Country = Three Chords and the Truth

Trotz Marginalisierung der Schwarzen Musiker:innen blieb ihr Einfluss unüberhörbar. So lehnte sich der Gitarren- und Gesangsstil des ersten modernen Country-Stars, Jimmie Rodgers, klar am Blues an. Rodgers legte sich als Adlib übrigens eine aus dem alpinen Raum entlehnte Gesangstechnik zu und schuf mit seiner „Blue Yodel“-Serie die ersten großen Genre-Hits, auch das gehört zur Geschichte des Country.

In Folge blieb Country mit wenigen Ausnahmen, wie etwa den Erfolgen eines Charley Pride, segregiert. Dabei hört Studien zu Folge fast ein Drittel der Schwarzen Bevölkerung Country-Musik (der Anteil bei den Weißen liegt bei knapp 50%). Dennoch gilt das Genre bis heute als eines der letzten Refugien weißer Männlichkeit. Es ist ein Ort in dem Schusswaffen, Benzinkutschen und der libertäre Patriotismus noch ungestört gefeiert werden. Da schmerzt der Erfolg von Beyoncés Country-Hit „Texas Hold ’Em“ wie ein Stein im Cowboystiefel. Der Song schoss an die Spitze der Country-Charts. Das war zuvor noch keiner Schwarzen Interpretin gelungen.

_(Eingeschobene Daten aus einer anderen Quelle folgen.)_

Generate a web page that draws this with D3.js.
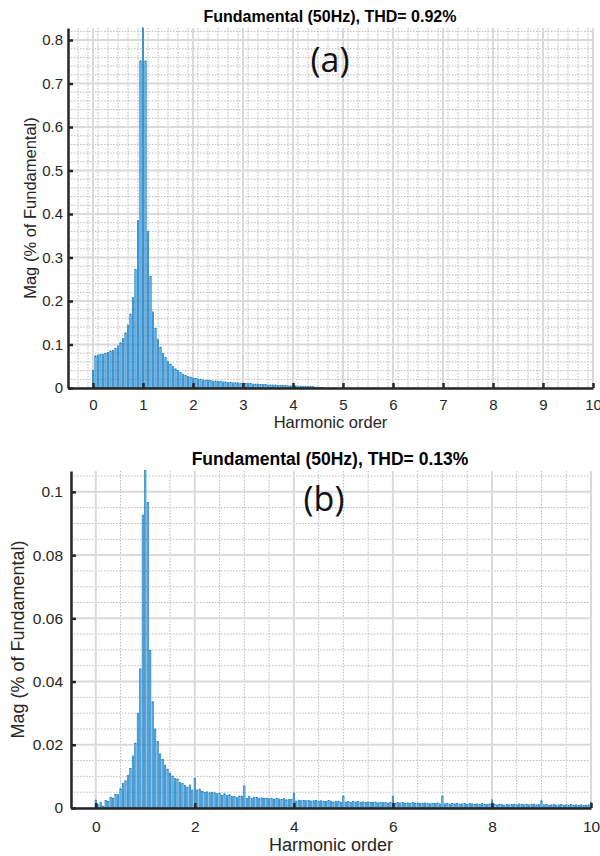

Die persönliche negative Erfahrung, das Wahljahr, der Hipness-Faktor – all diese Kriterien dürften eine Rolle gespielt haben im Timing von Beyoncés Country-Projekt. „Act II, Cowboy Carter“, so der Titel, ist Teil einer Legacy-Trilogie. Teil eins, mit dem Namen „Renaissance“, verneigte sich sehr erfolgreich vor der Schwarzen queeren Clubkultur. Man darf gespannt sein, was die Pop-Queen für Teil drei aus dem Halfter zieht. Gewonnen hat Beyoncé ohnehin bereits vor der Veröffentlichung des Albums. Der im ersten Absatz beschriebene Typus wird sich wohl oder übel mit den Grundlagen seiner Lieblingsmusik auseinandersetzen müssen, das gilt übrigens auch für viele Allies.

Beyoncé mag zwar in der Promotion-Kampagne wie eine auf Rache sinnende Revolverheldin auftreten, ihre kulturelle Vision ist aber eine noble. So schreibt sie auf Instagram: „My hope is that years from now, the mention of an artist’s race, as it relates to releasing genres of music, will be irrelevant.“ Howdy!

Wie es gesellschaftsverbindend funktionieren kann, haben etwa Luke Combs und Tracy Chapman bei den diesjährigen Grammys mit der Darbietung von „Fast Car“ demonstriert. Eine queere Schwarze Protestsängerin und ein gestandener Country-Star rühren Millionen Zuseher:innen zu Tränen. In diesem Moment waren die USA tatsächlich The United States of America.